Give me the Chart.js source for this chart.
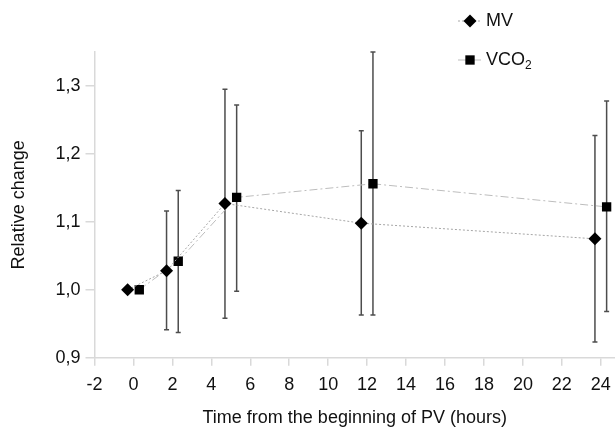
<!DOCTYPE html>
<html>
<head>
<meta charset="utf-8">
<script src="https://cdn.jsdelivr.net/npm/chart.js@4.4.0/dist/chart.umd.min.js"></script>
<style>
  html, body { margin: 0; padding: 0; background: #fff; }
  #wrap { width: 615px; height: 430px; position: relative; }
</style>
</head>
<body>
<div id="wrap"><canvas id="chart"></canvas></div>
<script>
// hours after start of PV (series are shifted a little apart on x)
const mvHours = [-0.3, 1.7, 4.7, 11.7, 23.7];
const mvValues = [1.0, 1.028, 1.127, 1.098, 1.075];
const mvUpper = [1.0, 1.116, 1.295, 1.234, 1.227];
const mvLower = [1.0, 0.941, 0.958, 0.963, 0.923];

const vco2Hours = [0.3, 2.3, 5.3, 12.3, 24.3];
const vco2Values = [1.0, 1.042, 1.136, 1.156, 1.122];
const vco2Upper = [1.0, 1.146, 1.272, 1.350, 1.278];
const vco2Lower = [1.0, 0.937, 0.998, 0.963, 0.968];

const xTicks = [-2, 0, 2, 4, 6, 8, 10, 12, 14, 16, 18, 20, 22, 24];
const yTicks = [0.9, 1.0, 1.1, 1.2, 1.3];

const FONT = "'Liberation Sans', Arial, sans-serif";
const axisColor = '#d9d9d9';

const toPoints = (xs, ys) => xs.map((x, i) => ({ x: x, y: ys[i] }));

// error bars, drawn under the markers
const errorBars = {
  id: 'errorBars',
  beforeDatasetsDraw(chart) {
    const ctx = chart.ctx;
    const xs = chart.scales.x, ys = chart.scales.y;
    ctx.save();
    ctx.strokeStyle = '#4d4d4d';
    ctx.lineWidth = 1.5;
    chart.data.datasets.forEach(ds => {
      ds.data.forEach((p, i) => {
        const px = xs.getPixelForValue(p.x);
        const top = ys.getPixelForValue(ds.upper[i]);
        const bot = ys.getPixelForValue(ds.lower[i]);
        if (Math.abs(bot - top) < 1) return;
        ctx.beginPath();
        ctx.moveTo(px, top); ctx.lineTo(px, bot);
        ctx.moveTo(px - 2.5, top); ctx.lineTo(px + 2.5, top);
        ctx.moveTo(px - 2.5, bot); ctx.lineTo(px + 2.5, bot);
        ctx.stroke();
      });
    });
    ctx.restore();
  }
};

// legend in the top right corner
const cornerLegend = {
  id: 'cornerLegend',
  afterDraw(chart) {
    const ctx = chart.ctx;
    const rows = [
      { ds: chart.data.datasets[0], y: 21 },
      { ds: chart.data.datasets[1], y: 60 }
    ];
    ctx.save();
    rows.forEach(r => {
      ctx.strokeStyle = r.ds.borderColor;
      ctx.lineWidth = 1;
      ctx.setLineDash(r.ds.borderDash);
      ctx.beginPath();
      ctx.moveTo(458, r.y); ctx.lineTo(481, r.y);
      ctx.stroke();
      ctx.setLineDash([]);
      ctx.fillStyle = '#000';
      ctx.strokeStyle = '#000';
      Chart.helpers.drawPoint(ctx, { pointStyle: r.ds.pointStyle, radius: r.ds.pointRadius, borderWidth: 0 }, 470, r.y);
      ctx.fillStyle = '#111';
      ctx.font = '18px ' + FONT;
      ctx.textBaseline = 'middle';
      ctx.textAlign = 'left';
      const main = r.ds.legendText;
      ctx.fillText(main, 486, r.y);
      if (r.ds.legendSub) {
        const w = ctx.measureText(main).width;
        ctx.font = '12px ' + FONT;
        ctx.fillText(r.ds.legendSub, 486 + w, r.y + 6);
      }
    });
    ctx.restore();
  }
};

new Chart(document.getElementById('chart'), {
  type: 'scatter',
  data: {
    datasets: [
      {
        label: 'MV',
        legendText: 'MV',
        data: toPoints(mvHours, mvValues),
        upper: mvUpper,
        lower: mvLower,
        showLine: true,
        borderColor: '#a6a6a6',
        borderWidth: 1,
        borderDash: [2, 2],
        pointStyle: 'rectRot',
        pointRadius: 6.5,
        pointBackgroundColor: '#000',
        pointBorderWidth: 0
      },
      {
        label: 'VCO₂',
        legendText: 'VCO',
        legendSub: '2',
        data: toPoints(vco2Hours, vco2Values),
        upper: vco2Upper,
        lower: vco2Lower,
        showLine: true,
        borderColor: '#bdbdbd',
        borderWidth: 1,
        borderDash: [8, 3, 2, 3],
        pointStyle: 'rect',
        pointRadius: 6.6,
        pointBackgroundColor: '#000',
        pointBorderWidth: 0
      }
    ]
  },
  options: {
    responsive: true,
    maintainAspectRatio: false,
    animation: false,
    layout: { autoPadding: false, padding: { top: 52, right: 0, left: 0, bottom: 0 } },
    plugins: {
      legend: { display: false },
      tooltip: { enabled: false }
    },
    scales: {
      x: {
        type: 'linear',
        min: -2,
        max: 24.73,
        afterBuildTicks: s => { s.ticks = xTicks.map(v => ({ value: v })); },
        afterFit: s => { s.height = 72.3; s.paddingLeft = 0; s.paddingRight = 0; },
        grid: { drawOnChartArea: false, drawTicks: true, tickLength: 8, color: axisColor, lineWidth: 1.5 },
        border: { display: true, color: axisColor, width: 1.5 },
        ticks: { color: '#111', font: { family: FONT, size: 18 }, padding: 9, maxRotation: 0, autoSkip: false },
        title: {
          display: true,
          text: 'Time from the beginning of PV (hours)',
          color: '#111',
          font: { family: FONT, size: 18 },
          padding: { top: 0, bottom: 1 }
        }
      },
      y: {
        type: 'linear',
        min: 0.9,
        max: 1.35,
        afterBuildTicks: s => { s.ticks = yTicks.map(v => ({ value: v })); },
        afterFit: s => { s.width = 94.5; },
        grid: { drawOnChartArea: false, drawTicks: true, tickLength: 9, color: axisColor, lineWidth: 1.5 },
        border: { display: true, color: axisColor, width: 1.5 },
        ticks: {
          color: '#111',
          font: { family: FONT, size: 18 },
          padding: 5,
          callback: v => v.toFixed(1).replace('.', ',')
        },
        title: {
          display: true,
          text: 'Relative change',
          color: '#111',
          font: { family: FONT, size: 18 },
          padding: { top: 8, bottom: 0 }
        }
      }
    }
  },
  plugins: [errorBars, cornerLegend]
});
</script>
</body>
</html>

◇ ◇ ◇ ◇

= REQUEST =
Leave out the pictures and print every line of the data exactly.

= EXERCISE ANSWER =
Give me the Chart.js source for this chart.
<!DOCTYPE html>
<html>
<head>
<meta charset="utf-8">
<script src="https://cdn.jsdelivr.net/npm/chart.js@4.4.0/dist/chart.umd.min.js"></script>
<style>
  html, body { margin: 0; padding: 0; background: #fff; }
  #wrap { width: 615px; height: 430px; position: relative; }
</style>
</head>
<body>
<div id="wrap"><canvas id="chart"></canvas></div>
<script>
// hours after start of PV (series are shifted a little apart on x)
const mvHours = [-0.3, 1.7, 4.7, 11.7, 23.7];
const mvValues = [1.0, 1.028, 1.127, 1.098, 1.075];
const mvUpper = [1.0, 1.116, 1.295, 1.234, 1.227];
const mvLower = [1.0, 0.941, 0.958, 0.963, 0.923];

const vco2Hours = [0.3, 2.3, 5.3, 12.3, 24.3];
const vco2Values = [1.0, 1.042, 1.136, 1.156, 1.122];
const vco2Upper = [1.0, 1.146, 1.272, 1.350, 1.278];
const vco2Lower = [1.0, 0.937, 0.998, 0.963, 0.968];

const xTicks = [-2, 0, 2, 4, 6, 8, 10, 12, 14, 16, 18, 20, 22, 24];
const yTicks = [0.9, 1.0, 1.1, 1.2, 1.3];

const FONT = "'Liberation Sans', Arial, sans-serif";
const axisColor = '#d9d9d9';

const toPoints = (xs, ys) => xs.map((x, i) => ({ x: x, y: ys[i] }));

// error bars, drawn under the markers
const errorBars = {
  id: 'errorBars',
  beforeDatasetsDraw(chart) {
    const ctx = chart.ctx;
    const xs = chart.scales.x, ys = chart.scales.y;
    ctx.save();
    ctx.strokeStyle = '#4d4d4d';
    ctx.lineWidth = 1.5;
    chart.data.datasets.forEach(ds => {
      ds.data.forEach((p, i) => {
        const px = xs.getPixelForValue(p.x);
        const top = ys.getPixelForValue(ds.upper[i]);
        const bot = ys.getPixelForValue(ds.lower[i]);
        if (Math.abs(bot - top) < 1) return;
        ctx.beginPath();
        ctx.moveTo(px, top); ctx.lineTo(px, bot);
        ctx.moveTo(px - 2.5, top); ctx.lineTo(px + 2.5, top);
        ctx.moveTo(px - 2.5, bot); ctx.lineTo(px + 2.5, bot);
        ctx.stroke();
      });
    });
    ctx.restore();
  }
};

// legend in the top right corner
const cornerLegend = {
  id: 'cornerLegend',
  afterDraw(chart) {
    const ctx = chart.ctx;
    const rows = [
      { ds: chart.data.datasets[0], y: 21 },
      { ds: chart.data.datasets[1], y: 60 }
    ];
    ctx.save();
    rows.forEach(r => {
      ctx.strokeStyle = r.ds.borderColor;
      ctx.lineWidth = 1;
      ctx.setLineDash(r.ds.borderDash);
      ctx.beginPath();
      ctx.moveTo(458, r.y); ctx.lineTo(481, r.y);
      ctx.stroke();
      ctx.setLineDash([]);
      ctx.fillStyle = '#000';
      ctx.strokeStyle = '#000';
      Chart.helpers.drawPoint(ctx, { pointStyle: r.ds.pointStyle, radius: r.ds.pointRadius, borderWidth: 0 }, 470, r.y);
      ctx.fillStyle = '#111';
      ctx.font = '18px ' + FONT;
      ctx.textBaseline = 'middle';
      ctx.textAlign = 'left';
      const main = r.ds.legendText;
      ctx.fillText(main, 486, r.y);
      if (r.ds.legendSub) {
        const w = ctx.measureText(main).width;
        ctx.font = '12px ' + FONT;
        ctx.fillText(r.ds.legendSub, 486 + w, r.y + 6);
      }
    });
    ctx.restore();
  }
};

new Chart(document.getElementById('chart'), {
  type: 'scatter',
  data: {
    datasets: [
      {
        label: 'MV',
        legendText: 'MV',
        data: toPoints(mvHours, mvValues),
        upper: mvUpper,
        lower: mvLower,
        showLine: true,
        borderColor: '#a6a6a6',
        borderWidth: 1,
        borderDash: [2, 2],
        pointStyle: 'rectRot',
        pointRadius: 6.5,
        pointBackgroundColor: '#000',
        pointBorderWidth: 0
      },
      {
        label: 'VCO₂',
        legendText: 'VCO',
        legendSub: '2',
        data: toPoints(vco2Hours, vco2Values),
        upper: vco2Upper,
        lower: vco2Lower,
        showLine: true,
        borderColor: '#bdbdbd',
        borderWidth: 1,
        borderDash: [8, 3, 2, 3],
        pointStyle: 'rect',
        pointRadius: 6.6,
        pointBackgroundColor: '#000',
        pointBorderWidth: 0
      }
    ]
  },
  options: {
    responsive: true,
    maintainAspectRatio: false,
    animation: false,
    layout: { autoPadding: false, padding: { top: 52, right: 0, left: 0, bottom: 0 } },
    plugins: {
      legend: { display: false },
      tooltip: { enabled: false }
    },
    scales: {
      x: {
        type: 'linear',
        min: -2,
        max: 24.73,
        afterBuildTicks: s => { s.ticks = xTicks.map(v => ({ value: v })); },
        afterFit: s => { s.height = 72.3; s.paddingLeft = 0; s.paddingRight = 0; },
        grid: { drawOnChartArea: false, drawTicks: true, tickLength: 8, color: axisColor, lineWidth: 1.5 },
        border: { display: true, color: axisColor, width: 1.5 },
        ticks: { color: '#111', font: { family: FONT, size: 18 }, padding: 9, maxRotation: 0, autoSkip: false },
        title: {
          display: true,
          text: 'Time from the beginning of PV (hours)',
          color: '#111',
          font: { family: FONT, size: 18 },
          padding: { top: 0, bottom: 1 }
        }
      },
      y: {
        type: 'linear',
        min: 0.9,
        max: 1.35,
        afterBuildTicks: s => { s.ticks = yTicks.map(v => ({ value: v })); },
        afterFit: s => { s.width = 94.5; },
        grid: { drawOnChartArea: false, drawTicks: true, tickLength: 9, color: axisColor, lineWidth: 1.5 },
        border: { display: true, color: axisColor, width: 1.5 },
        ticks: {
          color: '#111',
          font: { family: FONT, size: 18 },
          padding: 5,
          callback: v => v.toFixed(1).replace('.', ',')
        },
        title: {
          display: true,
          text: 'Relative change',
          color: '#111',
          font: { family: FONT, size: 18 },
          padding: { top: 8, bottom: 0 }
        }
      }
    }
  },
  plugins: [errorBars, cornerLegend]
});
</script>
</body>
</html>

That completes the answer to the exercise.